We eventually reached the roof and had to cut a hole in the corrugated iron for the chimney to pass through. I then had to move up onto the roof, and continue the brick laying bending down from the 30 degree pitched iron roof. Thirty degrees as it turns out, is just about the critical pitch angle where you automatically slide off the roof if the corrugated iron is new and shiny. Fortunately for me, I had used 100 year old and slightly rusty, 3rd hand, iron for my roof that I had been given for free, to just get rid of it, and take it away.
A bargain! But all the sheets were rusted through where they had been overlapped. I just cut off the rusted section, shortened them and cut others in half to make the new roof. 30 years on it’s still working well, but does have a few more newer holes that I continue to silicon up every few years.
What hasn’t lasted so well is the clay mortar that I used to lay the bricks. I usually use a small amount of cement in the mortar mix for the last few courses. But for some reason, I didn’t do that on this chimney, probably because I didn’t have any at the time. So todays job was to take the top 4 courses off the chimney and re-lay them to make them secure again, as the rain had washed out all the mortar over the years.
I also needed to re-make the flashing to keep the water from getting into the shed down the sides of the chimney. The old flashing was made very hastily, from old used and already rusted, galvanised iron. It matched the roofing sheets! Consequently, it had rusted out in places too and also needed to be replaced.
All I have to do in get up there and do it! Easy when you say it fast. As i’m now more than twice as old as I was then and approaching 70. I though that I had better work out a way of doing safely on my own this time. I started by making a table that would sit on top of the ridge capping and roof ridge, so that I could stack all the bricks on-site to save me clambering up and down the roof with just two bricks at a time.

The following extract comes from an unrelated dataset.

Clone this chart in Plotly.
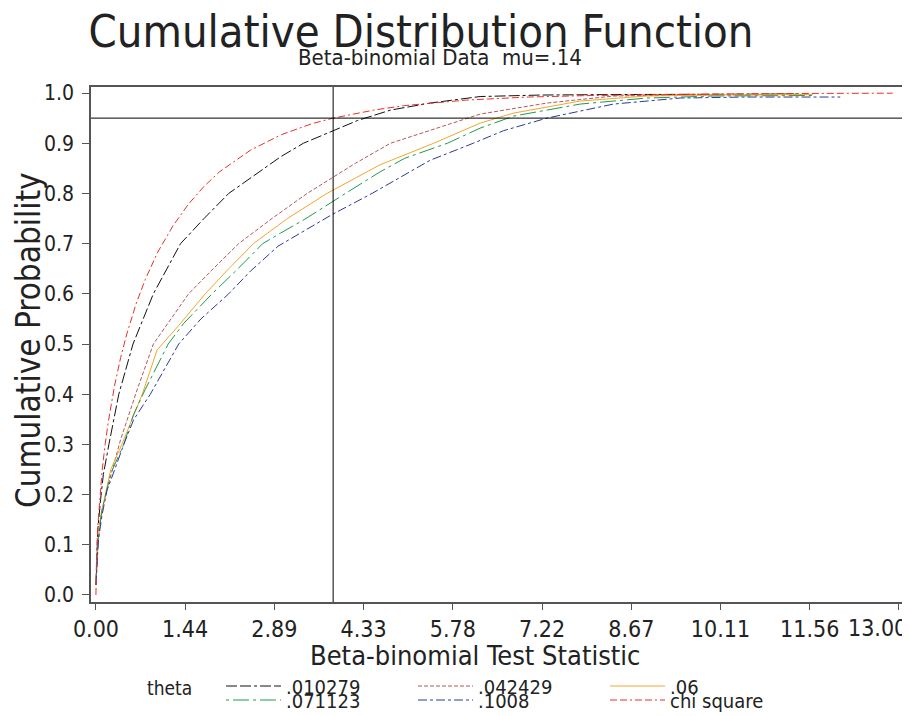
import plotly.graph_objects as go

# reference lines: chi-square(1) 95th percentile and the 0.95 level
CRIT_X = 3.84
CRIT_P = 0.95

x_ticks = [0.0, 1.444, 2.889, 4.333, 5.778, 7.222, 8.667, 10.111, 11.556, 13.0]
x_tick_text = ["0.00", "1.44", "2.89", "4.33", "5.78", "7.22", "8.67", "10.11", "11.56", ""]
last_tick_text = "13.00"
y_ticks = [0.0, 0.1, 0.2, 0.3, 0.4, 0.5, 0.6, 0.7, 0.8, 0.9, 1.0]

# theta = .010279
x_010279 = [0.0, 0.01, 0.03, 0.075, 0.12, 0.21, 0.37, 0.60, 0.93, 1.37, 1.75, 2.15, 2.61,
            2.99, 3.36, 3.81, 4.23, 4.77, 5.41, 6.22, 7.2, 8.5, 10.0, 11.4]
y_010279 = [0.02, 0.07, 0.13, 0.19, 0.24, 0.30, 0.40, 0.50, 0.60, 0.70, 0.75, 0.80, 0.84,
            0.873, 0.90, 0.923, 0.945, 0.966, 0.980, 0.993, 0.996, 0.997, 0.998, 0.998]

# theta = .042429
x_042429 = [0.0, 0.02, 0.08, 0.18, 0.40, 0.67, 0.93, 1.21, 1.50, 1.90, 2.31, 2.85, 3.42,
            3.81, 4.20, 4.77, 5.41, 6.22, 7.30, 8.38, 9.5, 10.5, 11.6]
y_042429 = [0.02, 0.09, 0.16, 0.21, 0.31, 0.41, 0.50, 0.55, 0.60, 0.65, 0.70, 0.75, 0.80,
            0.830, 0.86, 0.90, 0.925, 0.958, 0.980, 0.994, 0.996, 0.997, 0.997]

# theta = .06
x_06 = [0.0, 0.02, 0.075, 0.15, 0.24, 0.42, 0.75, 0.99, 1.32, 1.77, 2.15, 2.55, 3.1,
        3.74, 4.60, 5.47, 6.22, 6.76, 7.84, 8.9, 10.0, 11.6]
y_06 = [0.02, 0.08, 0.156, 0.20, 0.25, 0.30, 0.40, 0.488, 0.534, 0.60, 0.65, 0.70, 0.75,
        0.80, 0.857, 0.90, 0.940, 0.960, 0.984, 0.994, 0.996, 0.997]

# theta = .071123
x_071123 = [0.0, 0.02, 0.04, 0.10, 0.18, 0.24, 0.45, 0.61, 0.80, 1.17, 1.42, 1.88, 2.30, 2.70,
            2.99, 3.4, 4.04, 4.60, 5.0, 5.69, 6.22, 6.76, 7.84, 8.92, 10.0, 11.6]
y_071123 = [0.02, 0.07, 0.12, 0.17, 0.215, 0.242, 0.30, 0.36, 0.41, 0.50, 0.541, 0.60, 0.65, 0.70,
            0.721, 0.75, 0.80, 0.843, 0.87, 0.90, 0.930, 0.954, 0.978, 0.990, 0.994, 0.995]

# theta = .1008
x_1008 = [0.0, 0.02, 0.04, 0.10, 0.18, 0.29, 0.45, 0.61, 0.88, 1.34, 1.70, 2.15, 2.50, 2.95,
          3.81, 4.47, 5.41, 6.11, 6.6, 7.30, 8.38, 9.46, 10.5, 12.05]
y_1008 = [0.02, 0.06, 0.11, 0.16, 0.209, 0.245, 0.30, 0.349, 0.40, 0.50, 0.55, 0.60, 0.645, 0.695,
          0.757, 0.80, 0.866, 0.90, 0.925, 0.950, 0.978, 0.990, 0.992, 0.992]

# chi square reference
x_chisq = [0.0, 0.01, 0.03, 0.06, 0.1, 0.15, 0.2, 0.3, 0.4, 0.5, 0.65, 0.8, 1.0, 1.25, 1.5, 1.75,
           2.0, 2.5, 3.0, 3.5, 3.84, 4.5, 5.0, 6.0, 7.0, 8.0, 9.0, 10.0, 11.0, 12.0, 12.9]
y_chisq = [0.0, 0.08, 0.137, 0.193, 0.248, 0.301, 0.345, 0.416, 0.473, 0.520, 0.580, 0.629, 0.683, 0.736,
           0.779, 0.814, 0.843, 0.886, 0.917, 0.939, 0.950, 0.966, 0.975, 0.986, 0.992, 0.995, 0.997,
           0.998, 0.999, 0.9995, 0.9997]

FONT = "Liberation Sans Narrow, Arial Narrow, DejaVu Sans Condensed, Liberation Sans, sans-serif"

# the page body adds an 8px margin, so the figure is 8px smaller than the window
PAGE_PAD = 8
W, H = 910 - PAGE_PAD, 716 - PAGE_PAD
# plot area in window pixels
L, R, T, B = 91, 902, 87, 602


def px_x(p):
    return (p - L) / (R - L)


def px_y(p):
    return (B - p) / (B - T)


series = [
    (".010279", x_010279, y_010279, "#111111", "11px,3px,11px,3px,3px,3px"),
    (".042429", x_042429, y_042429, "#b35a5a", "4px,2px"),
    (".06", x_06, y_06, "#f5a62a", "solid"),
    (".071123", x_071123, y_071123, "#1e9a50", "3px,4px,16px,4px"),
    (".1008", x_1008, y_1008, "#2c3a9c", "9px,3px,3px,3px"),
    ("chi square", x_chisq, y_chisq, "#e8312a", "7px,3px,7px,3px,2px,3px"),
]
# legend slot (column left edge, row centre) for each entry, 3 columns x 2 rows
legend_cols = [221, 413, 605]
legend_rows = [686, 700]

fig = go.Figure()
legends = {}
for i, (name, xs, ys, color, dash) in enumerate(series):
    key = "legend" if i == 0 else f"legend{i + 1}"
    fig.add_trace(go.Scatter(
        x=xs, y=ys, name=name, mode="lines", legend=key,
        line=dict(color=color, width=1, dash=dash),
    ))
    legends[key] = dict(
        x=px_x(legend_cols[i % 3]), y=px_y(legend_rows[i // 3]),
        xanchor="left", yanchor="middle", orientation="h",
        itemwidth=55, bgcolor="rgba(0,0,0,0)", borderwidth=0,
        font=dict(size=20, color="#222"),
    )

fig.add_shape(type="line", xref="x", yref="paper", x0=CRIT_X, x1=CRIT_X, y0=0, y1=1,
              line=dict(color="black", width=1))
fig.add_shape(type="line", xref="paper", yref="y", x0=0, x1=1, y0=CRIT_P, y1=CRIT_P,
              line=dict(color="black", width=1))

fig.add_annotation(text="Beta-binomial Data  mu=.14", xref="paper", yref="paper",
                   x=px_x(440), y=px_y(57), showarrow=False,
                   font=dict(size=22, color="#222"), xanchor="center", yanchor="middle")
fig.add_annotation(text="Beta-binomial Test Statistic", xref="paper", yref="paper",
                   x=px_x(475), y=px_y(655), showarrow=False,
                   font=dict(size=27, color="#222"), xanchor="center", yanchor="middle")
fig.add_annotation(text="Cumulative Probability", xref="paper", yref="paper",
                   x=px_x(28), y=px_y(340), showarrow=False, textangle=-90,
                   font=dict(size=33, color="#222"), xanchor="center", yanchor="middle")
fig.add_annotation(text="theta", xref="paper", yref="paper",
                   x=px_x(145), y=px_y(688), showarrow=False,
                   font=dict(size=19, color="#222"), xanchor="left", yanchor="middle")
fig.add_annotation(text=last_tick_text, xref="paper", yref="paper",
                   x=px_x(909), y=px_y(628), showarrow=False,
                   font=dict(size=23, color="#222"), xanchor="right", yanchor="middle")

fig.update_layout(
    width=W,
    height=H,
    margin=dict(l=L - PAGE_PAD, r=W - (R - PAGE_PAD), t=T - PAGE_PAD, b=H - (B - PAGE_PAD),
                autoexpand=False),
    paper_bgcolor="white",
    plot_bgcolor="white",
    font=dict(family=FONT, color="#222"),
    title=dict(text="Cumulative Distribution Function", x=(421 - PAGE_PAD) / W, xanchor="center",
               y=1 - (31 - PAGE_PAD) / H, yanchor="middle", font=dict(size=45, color="#222")),
    showlegend=True,
    **legends,
)

fig.update_xaxes(
    range=[-0.08, 13.05], tickvals=x_ticks, ticktext=x_tick_text,
    showgrid=False, zeroline=False, showline=True, mirror=True,
    linecolor="#555", linewidth=1.5, ticks="outside", ticklen=6, tickcolor="#555",
    tickfont=dict(size=23), automargin=False,
)
fig.update_yaxes(
    range=[-0.014, 1.012], tickvals=y_ticks, tickformat=".1f",
    showgrid=False, zeroline=False, showline=True, mirror=True,
    linecolor="#555", linewidth=1.5, ticks="outside", ticklen=7, tickcolor="#555",
    tickfont=dict(size=21), ticklabelstandoff=4, automargin=False,
)

fig.write_html("out.html")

With the new roof top table made the day before, the un-bricking was done in no time. There was also a side table for buckets of mortar and the necessary tools. So convenient. Just a couple of trips up the roof and I was ready. The bricks soon re-laid up to the point that I needed to make the new flashing. This time I was able to use stainless steel off cuts for the job. This time it should out last me. If it lasts another 30 years it certainly will. I don’t fancy getting up here and flashing in such an exposed place in the future!
I finished off the last couple of courses above the flashing with a cement enhanced mix of water proof mortar. That should do it. I rather like the view from up here as well. You can see so much more from the elevated position. Maybe I should leave the new roof top table up here and we can have small intimate soiree up here in the future?